**Request**
Could you retype the lines below, starting at the line holding "Write the TikZ code for this diagram." and stopping at the line holding "(t2) at (8,57)", inclusive? Copy them exactly and drop the images.

**Records provided**
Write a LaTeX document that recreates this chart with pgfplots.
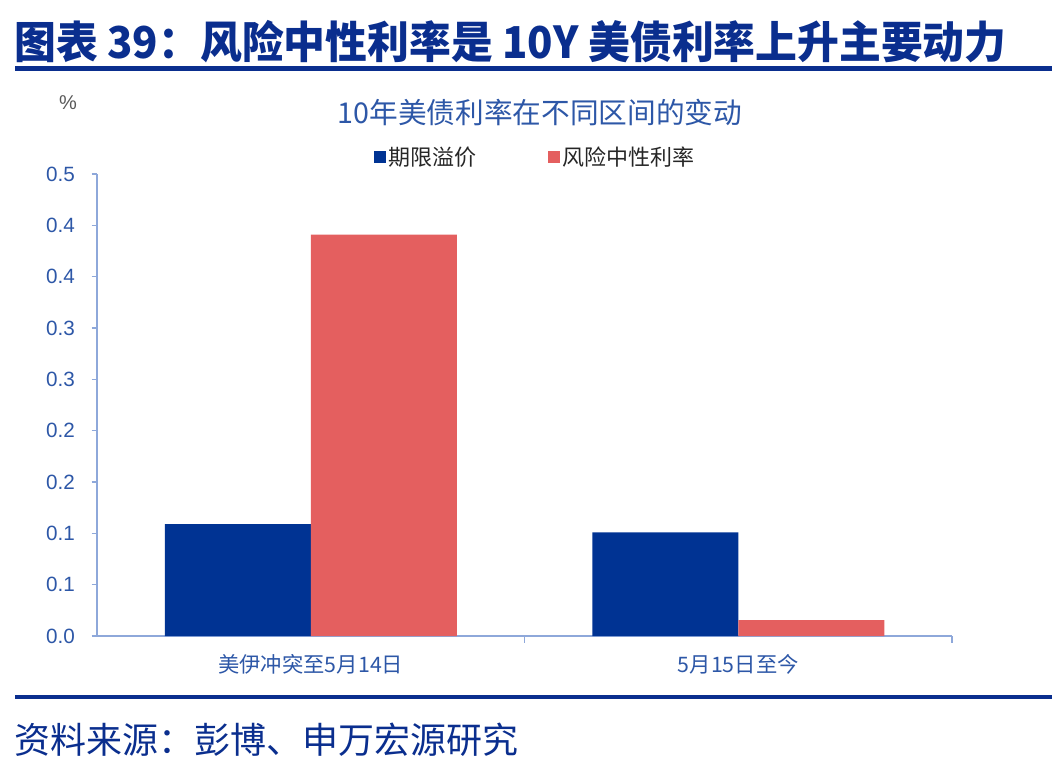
\documentclass[border=0pt]{standalone}
\usepackage{pgfplots}
\pgfplotsset{compat=1.18}
\usepackage{fontspec}
\setmainfont{Liberation Sans}
\newfontfamily\cjk{Noto Sans CJK SC}
\definecolor{navy}{HTML}{003393}
\definecolor{salmon}{HTML}{E45F5F}
\definecolor{axisblue}{HTML}{8EA8DA}
\definecolor{labelblue}{HTML}{2D57A7}
\definecolor{headblue}{HTML}{0A2E8E}

\begin{document}
\begin{tikzpicture}[x=0.75pt,y=-0.75pt]
\path[use as bounding box] (0,0) rectangle (1062,772);
\coordinate (plotorigin) at (97,636);
% report header and footer
\node[anchor=west, text=headblue, font=\cjk\bfseries\fontsize{32}{36}\selectfont, inner sep=0] at (14,42) {\scalebox{0.98}[1.03]{图表 39：风险中性利率是 10Y 美债利率上升主要动力}};
\fill[headblue] (15,66) rectangle (1052,70.5);
\fill[headblue] (15,695) rectangle (1052,699);
\node[anchor=west, text=headblue, font=\cjk\fontsize{27}{30}\selectfont, inner sep=0] at (14,740) {资料来源：彭博、申万宏源研究};
% unit and chart title
\node[text=black!65, font=\fontsize{15}{17}\selectfont] at (68,103) {\%};
\node[text=labelblue, font=\cjk\fontsize{21.5}{24}\selectfont] at (540,112) {10年美债利率在不同区间的变动};

\begin{axis}[
  at={(plotorigin)}, anchor=south west,
  scale only axis, width=641.25pt, height=346.5pt,
  ybar=0pt, bar width=109.5pt,
  xmin=-0.5, xmax=1.5, ymin=0, ymax=0.45,
  axis x line*=bottom, axis y line*=left,
  axis line style={draw=axisblue, line width=0.8pt},
  tick align=outside,
  major tick length=4pt, minor tick length=5pt,
  xtick={0,1},
  xticklabels={美伊冲突至5月14日, 5月15日至今},
  major x tick style={draw=none},
  minor xtick={0.5,1.5},
  minor x tick style={draw=axisblue, line width=0.8pt},
  % labels rounded to one decimal
  ytick={0,0.05,0.1,0.15,0.2,0.25,0.3,0.35,0.4,0.45},
  yticklabels={0.0,0.1,0.1,0.2,0.2,0.3,0.3,0.4,0.4,0.5},
  y tick style={draw=axisblue, line width=0.8pt},
  xticklabel style={text=labelblue, font=\cjk\fontsize{16}{18}\selectfont, yshift=-6pt},
  yticklabel style={text=labelblue, font=\fontsize{15.5}{18}\selectfont, xshift=-9pt},
  legend style={at={(0.513,1.037)}, anchor=center, draw=none, fill=none,
    legend columns=2, font=\cjk\fontsize{16.5}{18}\selectfont, text=black!85,
    /tikz/every even column/.append style={column sep=52pt}},
  legend image code/.code={\fill[#1] (0pt,-4.5pt) rectangle (9pt,4.5pt);},
]
\addplot[fill=navy, draw=none] coordinates {(0,0.109) (1,0.101)};
\addplot[fill=salmon, draw=none] coordinates {(0,0.391) (1,0.0156)};
\legend{期限溢价, 风险中性利率}
\end{axis}
\end{tikzpicture}
\end{document}
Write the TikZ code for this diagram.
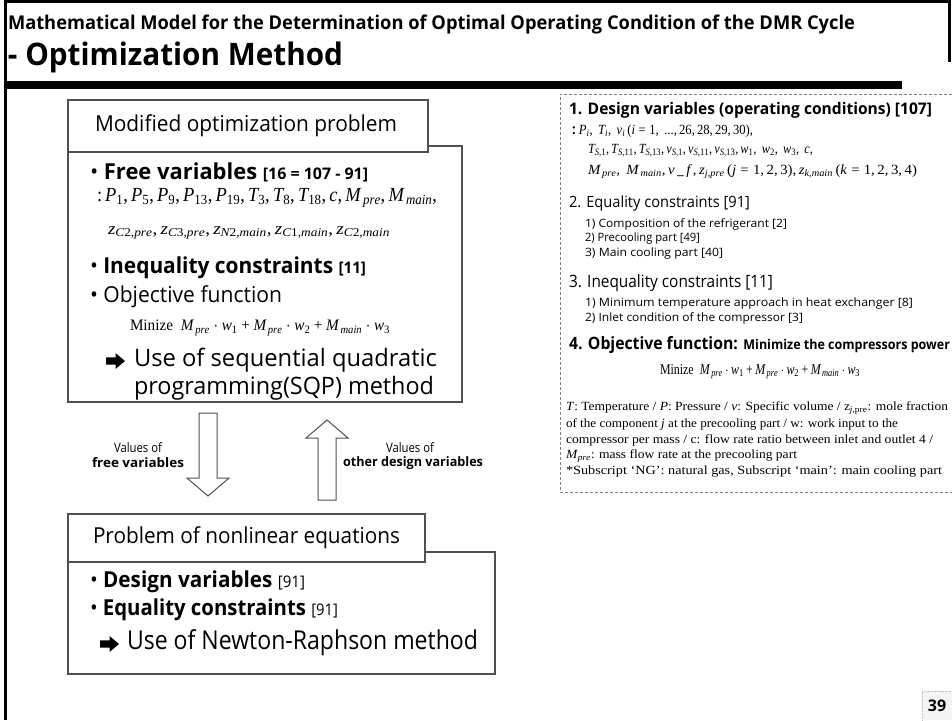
\documentclass[tikz,border=0pt]{standalone}
\usepackage[no-math]{fontspec}
\setmainfont{Open Sans}
\newfontfamily\tnr{Liberation Serif}[NFSSFamily=tnrf]
\DeclareSymbolFont{letters}{TU}{tnrf}{m}{it}
\DeclareSymbolFont{operators}{TU}{tnrf}{m}{n}
\DeclareMathSymbol{,}{\mathpunct}{operators}{`,}
\DeclareMathSymbol{.}{\mathord}{operators}{`.}
\usepackage{graphicx}
\newcommand{\fw}[2]{\resizebox{#1pt}{\height}{#2}}
\newcommand{\fs}[1]{\fontsize{#1}{#1}\selectfont}
\definecolor{boxgray}{HTML}{505050}
\definecolor{dashgray}{HTML}{808080}
\begin{document}
\begin{tikzpicture}[x=1pt,y=-1pt,
  txt/.style={inner sep=0pt,outer sep=0pt,anchor=west},
  ctxt/.style={inner sep=0pt,outer sep=0pt,anchor=center},
  boxl/.style={draw=boxgray,line width=1.2pt,fill=white},
  blockarrow/.style={draw=boxgray,line width=1pt,fill=white},
  bigarrow/.pic={\fill[black] (0,-3.6) -- (9.5,-3.6) -- (9.5,-8) -- (19,0) -- (9.5,8) -- (9.5,3.6) -- (0,3.6) -- cycle;}]
\useasboundingbox (0,0) rectangle (952,720);
% frame
\draw[line width=3pt] (5,0) -- (5,720);
\draw[line width=3pt] (3.5,1.5) -- (949,1.5) -- (949,62);
\fill (5,81) rectangle (902,89);
% titles
\node[txt] (t1) at (8,25) {\fw{847}{\fs{19}\bfseries Mathematical Model for the Determination of Optimal Operating Condition of the DMR Cycle}};
\node[txt] (t2) at (8,57) {\fw{335}{\fs{31}\bfseries - Optimization Method}};

% ===== left box 1 =====
\draw[boxl] (68,146) rectangle (462,402);
\draw[boxl] (68,100) rectangle (428,152);
\node[txt] (h1) at (95,126) {\fw{302}{\fs{22}Modified optimization problem}};
\node[txt] (b1) at (90,172) {\fw{278}{\fs{22}\textbullet\ \textbf{Free variables} {\fs{16}\bfseries [16 = 107 - 91]}}};
\node[txt] (b1m) at (97,198) {\fw{340}{\fs{20}{\tnr :}\,$P_1,P_5,P_9,P_{13},P_{19},T_3,T_8,T_{18},c,M_{\,pre},M_{\,main},$}};
\node[txt] (b1z) at (108,233) {\fw{282}{\fs{17}$z_{C2,pre},z_{C3,pre},z_{N2,main},z_{C1,main},z_{C2,main}$}};
\node[txt] (b2) at (90,268) {\fw{276}{\fs{22}\textbullet\ \textbf{Inequality constraints} {\fs{16}\bfseries [11]}}};
\node[txt] (b3) at (90,297) {\fw{192}{\fs{22}\textbullet\ Objective function}};
\node[txt] (b3f) at (130,328) {\fw{260}{\fs{16}{\tnr Minize}\ \ $M_{\,pre}\cdot w_1+M_{\,pre}\cdot w_2+M_{\,main}\cdot w_3$}};
\pic at (106,361) {bigarrow};
\node[txt] (b4) at (134,360) {\fw{303}{\fs{24}Use of sequential quadratic}};
\node[txt] (b4b) at (134,388) {\fw{300}{\fs{24}programming(SQP) method}};

% ===== arrows =====
\draw[blockarrow] (199,413) -- (217,413) -- (217,478) -- (229,478) -- (208,496) -- (187,478) -- (199,478) -- cycle;
\draw[blockarrow] (318,500) -- (336,500) -- (336,438) -- (348,438) -- (327,420) -- (306,438) -- (318,438) -- cycle;
\node[ctxt] (l1a) at (138,448) {\fw{48}{\fs{13}Values of}};
\node[ctxt] (l1b) at (138,463) {\fw{92}{\fs{13}\bfseries free variables}};
\node[ctxt] (l2a) at (410,448) {\fw{48}{\fs{13}Values of}};
\node[ctxt] (l2b) at (413,463) {\fw{140}{\fs{13}\bfseries other design variables}};

% ===== left box 2 =====
\draw[boxl] (68,552) rectangle (495,674);
\draw[boxl] (68,514) rectangle (425,562);
\node[txt] (h2) at (93,538) {\fw{307}{\fs{22}Problem of nonlinear equations}};
\node[txt] (c1) at (90,582) {\fw{215}{\fs{22}\textbullet\ \textbf{Design variables} {\fs{16}[91]}}};
\node[txt] (c2) at (90,610) {\fw{248}{\fs{22}\textbullet\ \textbf{Equality constraints} {\fs{16}[91]}}};
\pic at (100,644) {bigarrow};
\node[txt] (c3) at (127,643) {\fw{351}{\fs{26}Use of Newton-Raphson method}};

% ===== right dashed panel =====
\draw[dashgray,line width=0.9pt,dash pattern=on 3pt off 2pt] (952,94) -- (560,94) -- (560,492) -- (952,492);
\node[txt] (r1) at (569,110) {\fw{363}{\fs{16}\bfseries 1. Design variables (operating conditions) [107]}};
\node[txt] (r1a) at (572,131) {\fw{181}{\fs{14}\textbf{:}\ $P_i,\ T_i,\ v_i\,(i=1,\ ...,26,28,29,30),$}};
\node[txt] (r1b) at (588,151) {\fw{225}{\fs{14}$T_{S,1},T_{S,11},T_{S,13},v_{S,1},v_{S,11},v_{S,13},w_1,\ w_2,\ w_3,\ c,$}};
\node[txt] (r1c) at (588,172) {\fw{329}{\fs{14}$M_{\,pre},\ M_{\,main},v\,\_\,f\,,z_{j,pre}\,(j=1,2,3),z_{k,main}\,(k=1,2,3,4)$}};
\node[txt] (r2) at (569,203) {\fw{181}{\fs{15.5}2. Equality constraints [91]}};
\node[txt] (r2a) at (585,224) {\fw{202}{\fs{11.5}1) Composition of the refrigerant [2]}};
\node[txt] (r2b) at (585,239) {\fw{115}{\fs{11.5}2) Precooling part [49]}};
\node[txt] (r2c) at (585,254) {\fw{138}{\fs{11.5}3) Main cooling part [40]}};
\node[txt] (r3) at (569,283) {\fw{204}{\fs{17}3. Inequality constraints [11]}};
\node[txt] (r3a) at (585,304) {\fw{328}{\fs{11.5}1) Minimum temperature approach in heat exchanger [8]}};
\node[txt] (r3b) at (585,318) {\fw{218}{\fs{11.5}2) Inlet condition of the compressor [3]}};
\node[txt] (r4) at (569,345) {\fw{381}{\fs{17}\bfseries 4. Objective function: {\fs{13.5}Minimize the compressors power}}};
\node[txt] (r4f) at (660,372) {\fw{200}{\fs{15}{\tnr Minize}\ \ $M_{\,pre}\cdot w_1+M_{\,pre}\cdot w_2+M_{\,main}\cdot w_3$}};
\node[txt] (n1) at (566,408) {\fw{382}{\tnr\fs{12.5}\textit{T}: Temperature / \textit{P}: Pressure / \textit{v}: Specific volume / z\textsubscript{\textit{j},pre}: mole fraction}};
\node[txt] (n2) at (566,424) {\fw{332}{\tnr\fs{12.5}of the component \textit{j} at the precooling part / w: work input to the}};
\node[txt] (n3) at (566,440) {\fw{367}{\tnr\fs{12.5}compressor per mass / c: flow rate ratio between inlet and outlet 4 /}};
\node[txt] (n4) at (566,456) {\fw{231}{\tnr\fs{12.5}\textit{M}\textsubscript{\textit{pre}}: mass flow rate at the precooling part}};
\node[txt] (n5) at (566,472) {\fw{376}{\tnr\fs{12.5}*Subscript ‘NG’: natural gas, Subscript ‘main’: main cooling part}};

% page number
\fill[gray!8] (922,691) rectangle (952,720);
\draw[gray!45,densely dotted] (922,720) -- (922,691) -- (952,691);
\node[ctxt] (pg) at (937,706) {\fs{16}\bfseries 39};
\end{tikzpicture}
\end{document}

**Task answer**
Write the TikZ code for this diagram.
\documentclass[tikz,border=0pt]{standalone}
\usepackage[no-math]{fontspec}
\setmainfont{Open Sans}
\newfontfamily\tnr{Liberation Serif}[NFSSFamily=tnrf]
\DeclareSymbolFont{letters}{TU}{tnrf}{m}{it}
\DeclareSymbolFont{operators}{TU}{tnrf}{m}{n}
\DeclareMathSymbol{,}{\mathpunct}{operators}{`,}
\DeclareMathSymbol{.}{\mathord}{operators}{`.}
\usepackage{graphicx}
\newcommand{\fw}[2]{\resizebox{#1pt}{\height}{#2}}
\newcommand{\fs}[1]{\fontsize{#1}{#1}\selectfont}
\definecolor{boxgray}{HTML}{505050}
\definecolor{dashgray}{HTML}{808080}
\begin{document}
\begin{tikzpicture}[x=1pt,y=-1pt,
  txt/.style={inner sep=0pt,outer sep=0pt,anchor=west},
  ctxt/.style={inner sep=0pt,outer sep=0pt,anchor=center},
  boxl/.style={draw=boxgray,line width=1.2pt,fill=white},
  blockarrow/.style={draw=boxgray,line width=1pt,fill=white},
  bigarrow/.pic={\fill[black] (0,-3.6) -- (9.5,-3.6) -- (9.5,-8) -- (19,0) -- (9.5,8) -- (9.5,3.6) -- (0,3.6) -- cycle;}]
\useasboundingbox (0,0) rectangle (952,720);
% frame
\draw[line width=3pt] (5,0) -- (5,720);
\draw[line width=3pt] (3.5,1.5) -- (949,1.5) -- (949,62);
\fill (5,81) rectangle (902,89);
% titles
\node[txt] (t1) at (8,25) {\fw{847}{\fs{19}\bfseries Mathematical Model for the Determination of Optimal Operating Condition of the DMR Cycle}};
\node[txt] (t2) at (8,57) {\fw{335}{\fs{31}\bfseries - Optimization Method}};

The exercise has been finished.